TF1 News : En mars 1939, Eugenio Pacelli devient Pie XII. Six mois plus tard, la guerre éclate. Comment agit-il ?
J.-D. Durand : Pour se faire une idée, voici un élément peu connu. Fin 39-début 40, Pie XII a, de fait, participé indirectement à un complot visant à tuer Hitler. Il a en effet été contacté par la résistance allemande, qui lui demandait de servir de relais avec l’Angleterre en transmettant la question suivante à Londres : quel serait le sort de l’Allemagne si Hitler mourrait ? Mais Churchill n’a pas donné suite.
« Londres et Washington en savaient autant que le Vatican »
TF1 News : Quand les informations sur les déportations arrivent-elles au Vatican ?
J.-D. Durand : Très vite, grâce au relais de ses nonciatures dans les pays de l’Est, premiers pays envahis par Hitler, et par les nombreuses congrégations religieuses. Pie XII est rapidement informé personnellement des massacres. Un aumônier de l’armée italienne, qu’il connait très bien, lui raconte par exemple la « Shoah par balles ». Les nouvelles sur les déportations arrivent également rapidement. Le Vatican n’en connaît pas forcément tous les détails, mais il sait que les nazis massacrent les Juifs. A l’époque, les Alliés en sont au même point, ni plus ni moins.
TF1 News : Pourtant, Pie XII ne prend jamais position publiquement et officiellement.
J.-D. Durand : Ce supposé « silence » est à la fois vrai et pas vrai. Il a bien pris position et s’est exprimé sur le massacre des Juifs, mais de manière peu claire pour le grand public. A Noël 1942, dans un discours relayé par la radio, il utilise le mot italien « stirpe », que l’on peut traduire par la « race », au sens très fort du terme. Cela fait bien sûr référence aux Juifs. Mais comme le fait alors remarquer un diplomate américain, c’est incompréhensible pour les non-initiés. Ce message de Noël, aujourd’hui fortement critiqué, est un message de diplomate. Il a d’ailleurs été très bien compris par les nazis puisque la presse allemande se déchaîne contre le pape.
TF1 News : Peut-on alors parler de stratégie de la diplomatie plutôt que celle de la confrontation ?
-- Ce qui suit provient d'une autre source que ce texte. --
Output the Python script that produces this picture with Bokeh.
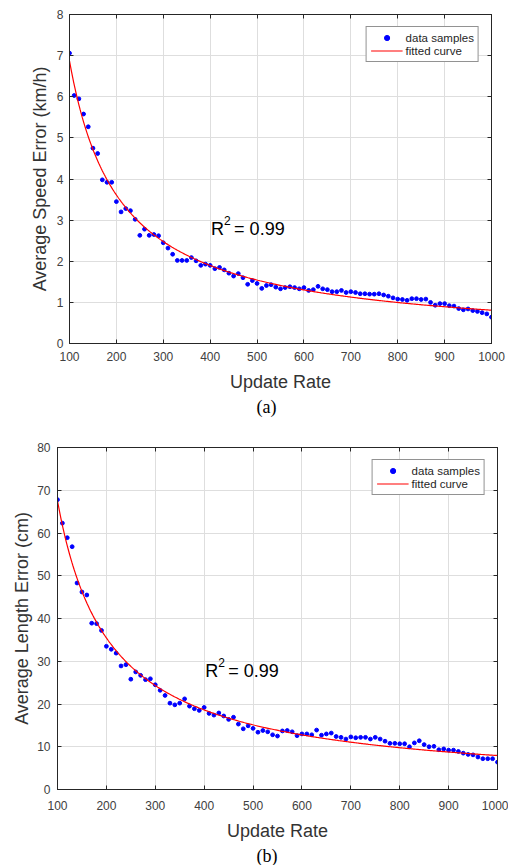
import numpy as np
from bokeh.plotting import figure
from bokeh.models import (LinearAxis, FixedTicker, Legend, LegendItem, Label,
                          Title, Range1d, CustomJSTickFormatter)
from bokeh.embed import file_html
from bokeh.resources import INLINE

# ---------------- data ----------------
update_rate = [100, 110, 120, 130, 140, 150, 160, 170, 180, 190,
               200, 210, 220, 230, 240, 250, 260, 270, 280, 290,
               300, 310, 320, 330, 340, 350, 360, 370, 380, 390,
               400, 410, 420, 430, 440, 450, 460, 470, 480, 490,
               500, 510, 520, 530, 540, 550, 560, 570, 580, 590,
               600, 610, 620, 630, 640, 650, 660, 670, 680, 690,
               700, 710, 720, 730, 740, 750, 760, 770, 780, 790,
               800, 810, 820, 830, 840, 850, 860, 870, 880, 890,
               900, 910, 920, 930, 940, 950, 960, 970, 980, 990, 1000]

speed_error = [7.06, 6.03, 5.95, 5.58, 5.27, 4.75, 4.62, 3.98, 3.92, 3.92,
               3.45, 3.20, 3.28, 3.23, 3.02, 2.63, 2.78, 2.63, 2.65, 2.62,
               2.45, 2.32, 2.17, 2.02, 2.02, 2.02, 2.09, 2.01, 1.90, 1.93,
               1.90, 1.82, 1.85, 1.79, 1.71, 1.64, 1.70, 1.60, 1.44, 1.53,
               1.46, 1.34, 1.41, 1.43, 1.37, 1.33, 1.36, 1.38, 1.36, 1.33,
               1.36, 1.29, 1.31, 1.39, 1.33, 1.31, 1.26, 1.26, 1.29, 1.24,
               1.26, 1.24, 1.21, 1.21, 1.20, 1.20, 1.21, 1.18, 1.15, 1.11,
               1.08, 1.07, 1.05, 1.09, 1.09, 1.07, 1.08, 1.00, 0.93, 0.97,
               0.97, 0.92, 0.91, 0.85, 0.82, 0.84, 0.80, 0.78, 0.75, 0.72, 0.64]

length_error = [67.8, 62.3, 58.9, 56.8, 48.3, 46.2, 45.5, 38.9, 38.8, 37.2,
                33.5, 32.8, 31.9, 28.9, 29.2, 25.8, 27.5, 26.7, 25.7, 25.9,
                24.5, 23.2, 22.0, 20.2, 19.8, 20.2, 21.2, 19.5, 18.9, 18.5,
                19.2, 17.8, 17.4, 17.9, 17.2, 16.4, 16.9, 15.3, 14.2, 14.9,
                14.3, 13.4, 13.8, 13.5, 12.8, 12.5, 13.7, 13.8, 13.5, 12.6,
                13.0, 13.0, 12.8, 13.9, 12.7, 13.0, 13.2, 12.4, 12.2, 11.8,
                12.3, 12.1, 12.2, 12.2, 11.8, 12.2, 11.8, 11.3, 10.8, 10.8,
                10.7, 10.7, 10.0, 10.9, 11.4, 10.5, 10.0, 10.1, 9.3, 9.5,
                9.2, 9.2, 8.9, 8.5, 8.2, 8.1, 7.6, 7.2, 7.2, 7.2, 6.4]

x_ticks = [100, 200, 300, 400, 500, 600, 700, 800, 900, 1000]
speed_ticks = [0, 1, 2, 3, 4, 5, 6, 7, 8]
length_ticks = [0, 10, 20, 30, 40, 50, 60, 70, 80]

x_label = "Update Rate"
speed_label = "Average Speed Error (km/h)"
length_label = "Average Length Error (cm)"
legend_labels = ["data samples", "fitted curve"]
r2_text = "0.99"

FONT = "Liberation Sans"
DARK = "#262626"


def power_fit(x, y):
    """Least-squares fit of y = a * x**b to the samples."""
    x = np.asarray(x, float)
    y = np.asarray(y, float)
    best = None
    for b in np.linspace(-1.6, -0.4, 2401):
        xb = x ** b
        a = (y * xb).sum() / (xb * xb).sum()
        r = ((y - a * xb) ** 2).sum()
        if best is None or r < best[0]:
            best = (r, a, b)
    return best[1], best[2]


def mirror_axis(ticks):
    return LinearAxis(ticker=FixedTicker(ticks=ticks),
                      formatter=CustomJSTickFormatter(code="return ''"),
                      major_label_text_font_size="0px",
                      major_label_standoff=0,
                      major_tick_in=4, major_tick_out=0,
                      minor_tick_line_color=None,
                      axis_line_color=DARK, major_tick_line_color=DARK)


def make_panel(y_data, y_ticks, y_label, caption, r_anchor, geom, stand):
    (h, bl, br, bt, bb, cap_off) = geom
    (x_major, x_lab, y_major, y_lab, cap_stand) = stand
    p = figure(width=508, height=h,
               x_range=Range1d(100, 1000), y_range=Range1d(y_ticks[0], y_ticks[-1]),
               output_backend="svg", toolbar_location=None,
               min_border_left=bl, min_border_right=br,
               min_border_top=bt, min_border_bottom=bb,
               background_fill_color="white", border_fill_color="white")
    p.outline_line_color = DARK

    p.xaxis.ticker = FixedTicker(ticks=x_ticks)
    p.yaxis.ticker = FixedTicker(ticks=y_ticks)
    p.xgrid.ticker = FixedTicker(ticks=x_ticks)
    p.ygrid.ticker = FixedTicker(ticks=y_ticks)
    p.grid.grid_line_color = "#dedede"
    p.grid.grid_line_width = 1

    for ax in (p.xaxis[0], p.yaxis[0]):
        ax.major_tick_in = 4
        ax.major_tick_out = 0
        ax.minor_tick_line_color = None
        ax.axis_line_color = DARK
        ax.major_tick_line_color = DARK
        ax.major_label_text_font = FONT
        ax.major_label_text_font_size = "12px"
        ax.major_label_text_color = "#404040"
        ax.axis_label_text_font = FONT
        ax.axis_label_text_font_size = "18px"
        ax.axis_label_text_font_style = "normal"
        ax.axis_label_text_color = "#333333"
    p.xaxis.axis_label = x_label
    p.yaxis.axis_label = y_label
    p.xaxis.major_label_standoff = x_major
    p.xaxis.axis_label_standoff = x_lab
    p.yaxis.major_label_standoff = y_major
    p.yaxis.axis_label_standoff = y_lab

    p.add_layout(mirror_axis(x_ticks), "above")
    p.add_layout(mirror_axis(y_ticks), "right")

    a, b = power_fit(update_rate, y_data)
    xc = np.linspace(update_rate[0], update_rate[-1], 400)
    yc = a * xc ** b

    sc = p.scatter(update_rate, y_data, size=3.8, marker="circle",
                   fill_color="#0000ff", line_color="#0000ff")
    ln = p.line(xc, yc, line_color="#ff0000", line_width=1.2)

    legend = Legend(items=[LegendItem(label=legend_labels[0], renderers=[sc]),
                           LegendItem(label=legend_labels[1], renderers=[ln])],
                    location="top_right", margin=12, padding=4, spacing=0,
                    glyph_width=32, glyph_height=13, label_height=13,
                    label_standoff=3,
                    label_text_font=FONT, label_text_font_size="11.5px",
                    label_text_color="#262626",
                    border_line_color=DARK, border_line_width=1,
                    background_fill_color="white", background_fill_alpha=1)
    p.add_layout(legend)

    rx, ry = r_anchor
    common = dict(x=rx, y=ry, text_font=FONT, text_color="black",
                  text_baseline="alphabetic", text_align="left")
    p.add_layout(Label(text="R", text_font_size="18px", **common))
    p.add_layout(Label(text="2", text_font_size="12px", x_offset=13, y_offset=8, **common))
    p.add_layout(Label(text="= " + r2_text, text_font_size="18px", x_offset=23, **common))

    p.add_layout(Title(text=caption, align="left", offset=cap_off,
                       text_font="Liberation Serif", text_font_size="18px",
                       text_font_style="normal", text_color="black", standoff=cap_stand),
                 "below")
    return p


top = make_panel(speed_error, speed_ticks, speed_label, "(a)", (402, 2.79),
                 (430, 69, 17, 14, 87, 187), (8, 8, 6, 4, 0))
bottom = make_panel(length_error, length_ticks, length_label, "(b)", (402, 27.8),
                    (435, 57, 11, 17, 73, 199), (11, 8, 7, 2, 0))

open("out.html", "w").write(file_html([top, bottom], INLINE))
J.-D. Durand : Tout à fait. Plutôt que taper du poing sur la table, le pape fait le choix de mobiliser les catholiques pour sauver le maximum de Juifs. Les nonciatures participent au sauvetage, notamment en Grèce ou en Bulgarie, et les congrégations religieuses cachent des réfugiés. Cela a même été le cas de femmes cloîtrées, qui ont accueilli des hommes. Or, vu le fonctionnement de l’Eglise à l’époque, c’est impossible que Pie XII n’ait pas donné son accord. On peut donc bien parler de stratégie diplomatique et souterraine plutôt que celle du choc frontal. A titre de comparaison, début 1943, la Croix-Rouge a également choisi la même option pour continuer à pouvoir intervenir dans les camps de prisonniers.
« Après la guerre, ce sont les catholiques qui critiquent Pie XII »
TF1 News : Au lendemain de la guerre, il n’y a pas de polémique.
J.-D. Durand : Pie XII est même remercié par les Juifs. Fin 1945, il reçoit des rescapés des camps de la mort et prononce un discours important qui renforce son image positive auprès d’eux. Paradoxalement, les critiques viennent des milieux catholiques qui estiment que l’on n’a pas assez entendu la voix du pape pendant la guerre. En 1958, à sa mort, la situation est grosso modo toujours la même. L’orchestre symphonique d’Isräel se déplace ainsi à Rome pour jouer un concert, Golda Meir, alors ministre des Affaires étrangères, lui rend hommage. A l’époque, la Shoah n’est cependant guère abordée. Le mot ne sera utilisé que plus tard et les Juifs, notamment les rescapés, n’en parlent pas. Quand on parle de déportation, on pense surtout aux résistants, pas aux Juifs.
TF1 News : Comment la polémique est-elle apparue ?
J.-D. Durand : La première attaque a eu lieu en 1963 avec Le vicaire, du dramaturge allemand Rolf Hochuth. La pièce est une charge contre le silence de Pie XII pendant la guerre. En réponse, Paul VI constitue une commission sur le sujet et publie les archives du Saint-Siège pendant la période 1939-1945. La mise à disposition de ces documents s’étalera de 1965 à 1981, avec, au total, 11 volumes de 1.000 pages chacun. Mais cela ne suffira pas à désarmer les critiques. Aujourd’hui, la « légende noire » contre Pie XII est relayée par les certains milieux Juifs qui n’auraient rien fait ou rien dit. On est là dans le domaine des polémiques passionnelles.